On the one hand, Guy refers to the source of power of the process mentioned by Evan Parker, but on the other hand points out the time factor. The time available, which fundamentally distinguishes a live set from a recording session in a studio. Time set aside that you have to take and savour during a live set. In Barcelona, the time flew by in an almost organic manner, for the audience it was simply not an issue; one has only to feel the silence and concentration of the audience during the whole set of almost one hour!
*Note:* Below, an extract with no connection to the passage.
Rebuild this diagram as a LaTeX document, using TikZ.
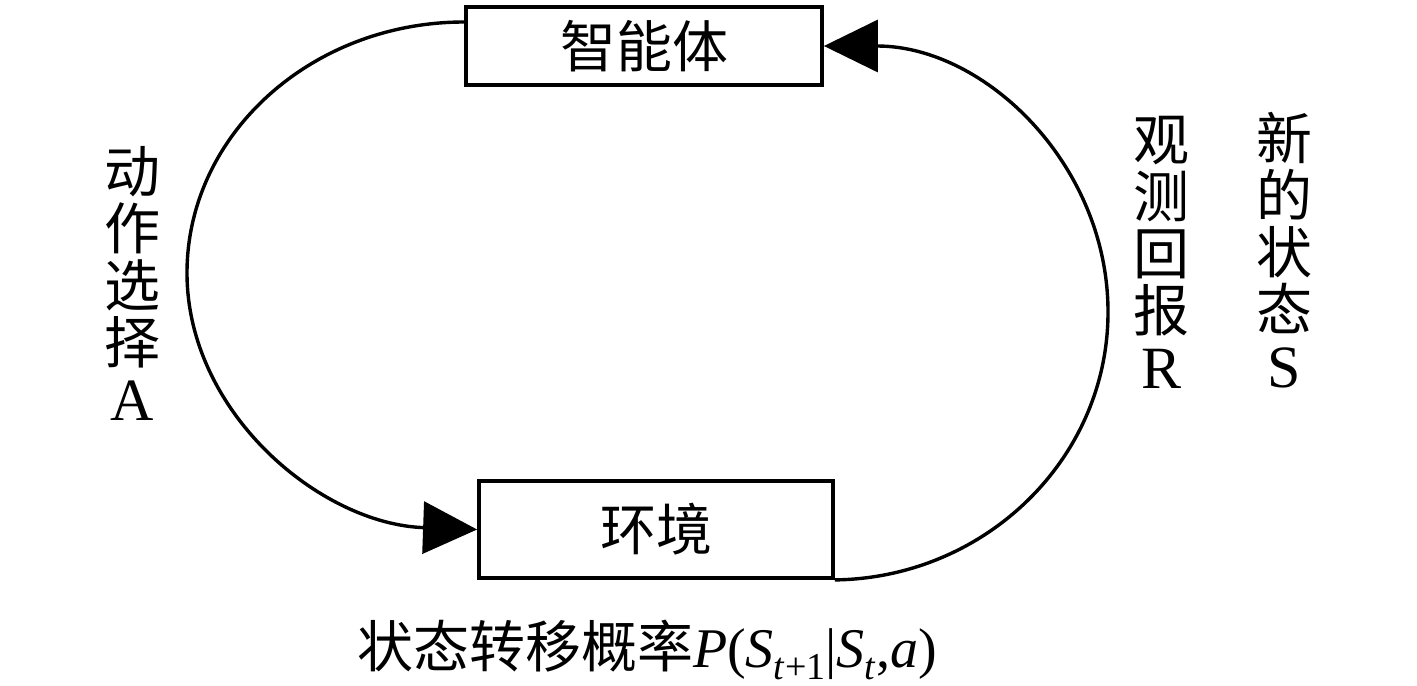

Which also the three musicians manage to utilise, unquestionably and selflessly, clearly audible not only in the aforementioned sequence (3), but – in a very special way characteristic of this trio - in what is possibly the most important phase of the set, starting with a short interplay (4) and developing into the long part at the end (5).


It is about interplay, about dialogue and dispute. About constellations. Evan Parker once said that, for him, the most exciting and fascinating thing about the trio Parker – Guy – Lytton was the solo and duo playing within the trio. In itself a strange statement, the meaning of which only reveals itself on listening, at best while watching the trio. We have already referred to the emerging duo constellations (3); during part (4) and far into part(5), at no point are all three musicians heard together. These solo and changing duo parts can be seen as almost a counterpart to those beguiling moments of luminescence, that is to say as rough edges, cutting through the flow of development thus allowing pauses, breaks and new starts. Rough edges which do not have a disturbing effect but create tension. Thereby energy.


Although neither magnetic nor radioactive, a special energy is attributed to the sapphire. As to whether the reason for this lies in its geological specification (triagonal crystal), its basic chemical structure (Al2O3) or its physical characteristics (hard, dense, conductive), is a matter of conjecture. What is important is: a sapphire symbolises and invokes quietude, peace, purity. States that Evan Parker, Barry Guy and Paul Lytton reached during the set presented here. By means of music, rough and wild, which condenses organically into something of angular beauty. A union which ultimately makes for the «purity» of this set. A magical, mysterious set for posterity.